About A/B testing
When you are making changes to your experience (for example, a website or app), you can use A/B testing to understand two main things:
- How much of an effect did my change have?
- How do I know whether I just got lucky (or unlucky)?
For example, consider web traffic. Websites often draw in visitors to sell a service or introduce an important idea. Small changes in messaging and component placement can have a material impact in guiding a visitor to take some action (for example, complete a purchase).
We can run an experiment on just a landing page: the control is the original website, and one or two variants are experiments. A visitor to the website is directed to either the original or one of the variants. The visitor then becomes part of the population of people experiencing that landing page.
We can measure the performance of the landing pages by looking at their conversion rate. That is, the percentage of visitors who opt to go to the next part of the website, or who complete a purchase.
Before starting, we want to estimate how long we need to run the experiment to be sure of the results. When we get results, we want to know not only which page performed the best, but also certainty around the repeatability of those results.
How do I know whether my change has a measurable effect?
With A/B view, you can:
- Create multiple experiments to compare to an original control.
- Define multiple performance metrics (called measures here) to compare absolute and relative population performance.

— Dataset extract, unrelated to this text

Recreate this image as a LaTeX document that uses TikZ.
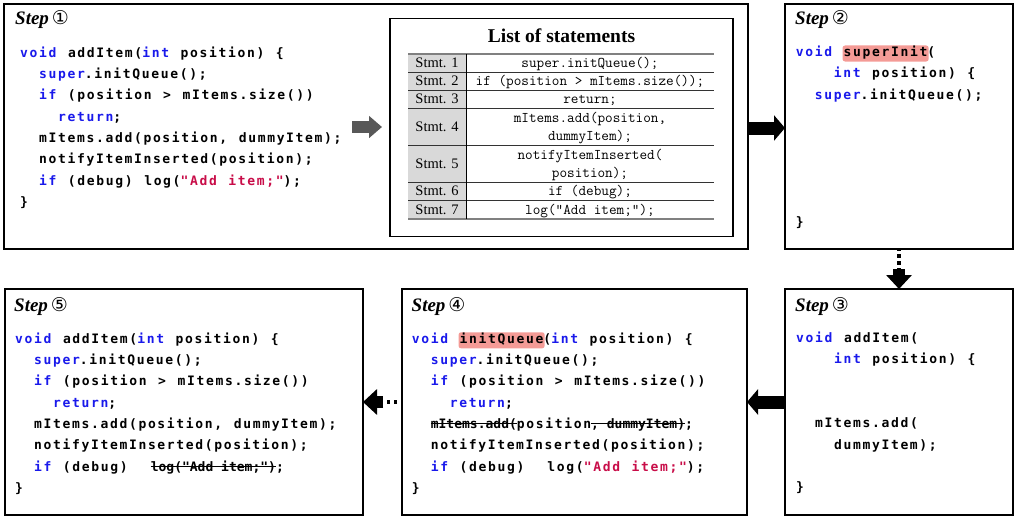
\documentclass[tikz,border=0pt]{standalone}
\usepackage{fontspec}
\usetikzlibrary{arrows.meta,calc}
\newfontfamily\codefnt{DejaVu Sans Mono}[LetterSpace=12.8,WordSpace=1.214]
\newfontfamily\codefntns{DejaVu Sans Mono}
\newfontfamily\circfnt{DejaVu Sans}
\newfontfamily\tabserif{Liberation Serif}
\definecolor{kwblue}{RGB}{25,25,235}
\definecolor{strred}{RGB}{200,12,72}
\definecolor{hlpink}{RGB}{244,155,150}
\definecolor{cellgray}{RGB}{217,217,217}
\definecolor{arrowgray}{RGB}{88,88,88}
\newcommand\codefont{\fontsize{13}{15}\codefnt\bfseries}
\newcommand\kw[1]{\textcolor{kwblue}{#1}}
\newcommand\strc[1]{\textcolor{strred}{#1}}
\newsavebox\stbox
\newcommand\strk[1]{\sbox\stbox{\codefntns\bfseries #1}\rlap{\usebox\stbox}\rule[4.3pt]{\wd\stbox}{1.2pt}}
\newcommand\hl[2]{\kern-1.2pt\tikz[baseline=(#1.base)]\node[fill=hlpink,rounded corners=2.5pt,inner xsep=1.2pt,inner ysep=1.5pt,text height=9.5pt,text depth=3.5pt,anchor=base,outer sep=0pt] (#1) {#2};\kern-1.2pt}
\newcommand\codeln[6]{\node[codeline] (#1) at ({#2+#4*9.47},{#3+#5*21.3}) {#6};}
\newcommand\stepttl[4]{\node[steptitle] (#1) at (#2,#3) {Step\kern3pt{\fontsize{19}{20}\circfnt\mdseries\upshape #4}};}
\begin{document}
\begin{tikzpicture}[x=1pt,y=-1pt,
  stepbox/.style={draw,line width=2pt,anchor=north west,outer sep=0pt,inner sep=0pt},
  listbox/.style={draw,line width=1.3pt,anchor=north west,outer sep=0pt,inner sep=0pt},
  codeline/.style={anchor=base west,inner sep=0pt,font=\codefont},
  steptitle/.style={anchor=base west,inner sep=0pt,font=\fontsize{19}{21}\tabserif\bfseries\itshape},
  lcell/.style={anchor=base,inner sep=0pt,font=\fontsize{14.5}{17}\tabserif},
  rcell/.style={anchor=base,inner sep=0pt,font=\fontsize{14.8}{17}\ttfamily},
  blockarrow/.style={line width=13pt,-{Triangle[length=11pt,width=25pt]}},
  grayarrow/.style={line width=12.6pt,draw=arrowgray,-{Triangle[length=13pt,width=21.5pt]}},
  dotline/.style={line width=3.5pt,dash pattern=on 3.5pt off 3.5pt,dash phase=2pt},
  headarrow/.style={line width=12pt,-{Triangle[length=14pt,width=25pt]}}
]
\useasboundingbox (0,0) rectangle (1015,519);
% boxes
\node[stepbox,minimum width=744pt,minimum height=245pt] (s1) at (4,4) {};
\node[stepbox,minimum width=228pt,minimum height=245pt] (s2) at (785,4) {};
\node[stepbox,minimum width=228pt,minimum height=226pt] (s3) at (785,289) {};
\node[stepbox,minimum width=345pt,minimum height=226pt] (s4) at (402,289) {};
\node[stepbox,minimum width=358pt,minimum height=226pt] (s5) at (5,289) {};
\node[listbox,minimum width=343pt,minimum height=218pt] (lst) at (390,18.5) {};
% titles
\stepttl{t1}{15}{24.5}{①}
\stepttl{t2}{795}{24.5}{②}
\stepttl{t3}{795}{311}{③}
\stepttl{t4}{411.5}{311}{④}
\stepttl{t5}{14}{311}{⑤}
% step 1 code
\codeln{a0}{20}{57.3}{0}{0}{\kw{void} addItem(\kw{int} position) \{}
\codeln{a1}{20}{57.3}{2}{1}{\kw{super}.initQueue();}
\codeln{a2}{20}{57.3}{2}{2}{\kw{if} (position > mItems.size())}
\codeln{a3}{20}{57.3}{4}{3}{\kw{return};}
\codeln{a4}{20}{57.3}{2}{4}{mItems.add(position, dummyItem);}
\codeln{a5}{20}{57.3}{2}{5}{notifyItemInserted(position);}
\codeln{a6}{20}{57.3}{2}{6}{\kw{if} (debug) log(\strc{"Add item;"});}
\codeln{a7}{20}{57.3}{0}{7}{\}}
% list of statements
\node[anchor=base,inner sep=0pt,font=\fontsize{19.5}{22}\tabserif\bfseries] (lt) at (561.5,43) {List of statements};
\fill[cellgray] (408,54) rectangle (466,219);
\foreach \yy in {72,90,108,145.5,182,200} \draw[line width=0.9pt,black!80] (408,\yy) -- (714,\yy);
\draw[line width=1.6pt,black!50] (408,54) -- (714,54);
\draw[line width=1.6pt,black!50] (408,219) -- (714,219);
\draw[line width=0.9pt] (466,54) -- (466,219);
\node[lcell] (l1) at (437,67.8) {Stmt. 1};
\node[lcell] (l2) at (437,85.8) {Stmt. 2};
\node[lcell] (l3) at (437,103.8) {Stmt. 3};
\node[lcell] (l4) at (437,131.5) {Stmt. 4};
\node[lcell] (l5) at (437,168.5) {Stmt. 5};
\node[lcell] (l6) at (437,195.8) {Stmt. 6};
\node[lcell] (l7) at (437,214.3) {Stmt. 7};
\node[rcell] (r1) at (590,67.5) {super.initQueue();};
\node[rcell] (r2) at (590,85.5) {if (position > mItems.size());};
\node[rcell] (r3) at (590,103.5) {return;};
\node[rcell] (r4a) at (590,122.3) {mItems.add(position,};
\node[rcell] (r4b) at (590,140.3) {dummyItem);};
\node[rcell] (r5a) at (590,159.3) {notifyItemInserted(};
\node[rcell] (r5b) at (590,177.3) {position);};
\node[rcell] (r6) at (590,195.5) {if (debug);};
\node[rcell] (r7) at (590,214) {log("Add item;");};
% step 2 code
\codeln{b0}{795.7}{56.5}{0}{0}{\kw{void} \hl{hA}{superInit}(}
\codeln{b1}{795.7}{56.5}{4}{1}{\kw{int} position) \{}
\codeln{b2}{795.7}{56.5}{2}{2}{\kw{super}.initQueue();}
\codeln{b8}{795.7}{56.5}{0}{8}{\}}
% step 3 code
\codeln{c0}{796}{342.5}{0}{0}{\kw{void} addItem(}
\codeln{c1}{796}{342.5}{4}{1}{\kw{int} position) \{}
\codeln{c4}{796}{342.5}{2}{4}{mItems.add(}
\codeln{c5}{796}{342.5}{4}{5}{dummyItem);}
\codeln{c7}{796}{342.5}{0}{7}{\}}
% step 4 code
\codeln{d0}{411.7}{343.3}{0}{0}{\kw{void} \hl{hB}{initQueue}(\kw{int} position) \{}
\codeln{d1}{411.7}{343.3}{2}{1}{\kw{super}.initQueue();}
\codeln{d2}{411.7}{343.3}{2}{2}{\kw{if} (position > mItems.size())}
\codeln{d3}{411.7}{343.3}{4}{3}{\kw{return};}
\codeln{d4}{411.7}{343.3}{2}{4}{\strk{mItems.add(}position\strk{, dummyItem)};}
\codeln{d5}{411.7}{343.3}{2}{5}{notifyItemInserted(position);}
\codeln{d6}{411.7}{343.3}{2}{6}{\kw{if} (debug)\ \ log(\strc{"Add item;"});}
\codeln{d7}{411.7}{343.3}{0}{7}{\}}
% step 5 code
\codeln{e0}{15}{343.3}{0}{0}{\kw{void} addItem(\kw{int} position) \{}
\codeln{e1}{15}{343.3}{2}{1}{\kw{super}.initQueue();}
\codeln{e2}{15}{343.3}{2}{2}{\kw{if} (position > mItems.size())}
\codeln{e3}{15}{343.3}{4}{3}{\kw{return};}
\codeln{e4}{15}{343.3}{2}{4}{mItems.add(position, dummyItem);}
\codeln{e5}{15}{343.3}{2}{5}{notifyItemInserted(position);}
\codeln{e6}{15}{343.3}{2}{6}{\kw{if} (debug)\ \ \strk{log("Add item;")};}
\codeln{e7}{15}{343.3}{0}{7}{\}}
% arrows
\coordinate (ga) at (352,127);
\coordinate (gb) at ($(lst.west |- ga)+(-8,0)$);
\draw[grayarrow] (ga) -- (gb);
\draw[blockarrow] (s1.east |- 0,128) -- (s2.west |- 0,128);
\coordinate (m23) at ($(s3.north)+(0,-20)$);
\draw[dotline] (s2.south) -- (m23);
\draw[headarrow] (m23) -- (s3.north);
\draw[blockarrow] (s3.west) -- (s4.east);
\coordinate (m45) at ($(s5.east)+(20,0)$);
\draw[dotline] (s4.west) -- (m45);
\draw[headarrow] (m45) -- (s5.east);
\end{tikzpicture}
\end{document}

If you have the data infrastructure to define your populations before your data is ingested into a table, then it might be as easy as specifying a categorical experiment (that is, a column) property and the particular label. For example:
You can use A/B view to:
- Create multiple experiment populations to compare to a control.
- Define multiple measures to compare absolute and relative population performance.
- Interpret results in alternate all-in-one or single experiment comparison tabs.
- Understand experiment validity using p-values or rely on cell shading. Green or red cell shading indicate more or less significant results, according to the experiment's p-value.
Use Interana A/B view
A/B view is disabled by default. To enable A/B view, contact your technical account manager.
Access A/B view in the left menu bar:
When you access A/B view, it automatically fills in fields to create a valid (if of dubious interest) experiment based on actors in your data set. Use the dropdowns to create a more interesting experiment.
Ways to extend A/B view
An experiment population is not limited to people. For example:
- The population can be actors such as devices or other entities that experience events.
- Events can be categorized into populations and measured on different performance criteria.
- Flows are similar to actors, in that they also are described by a collection of events.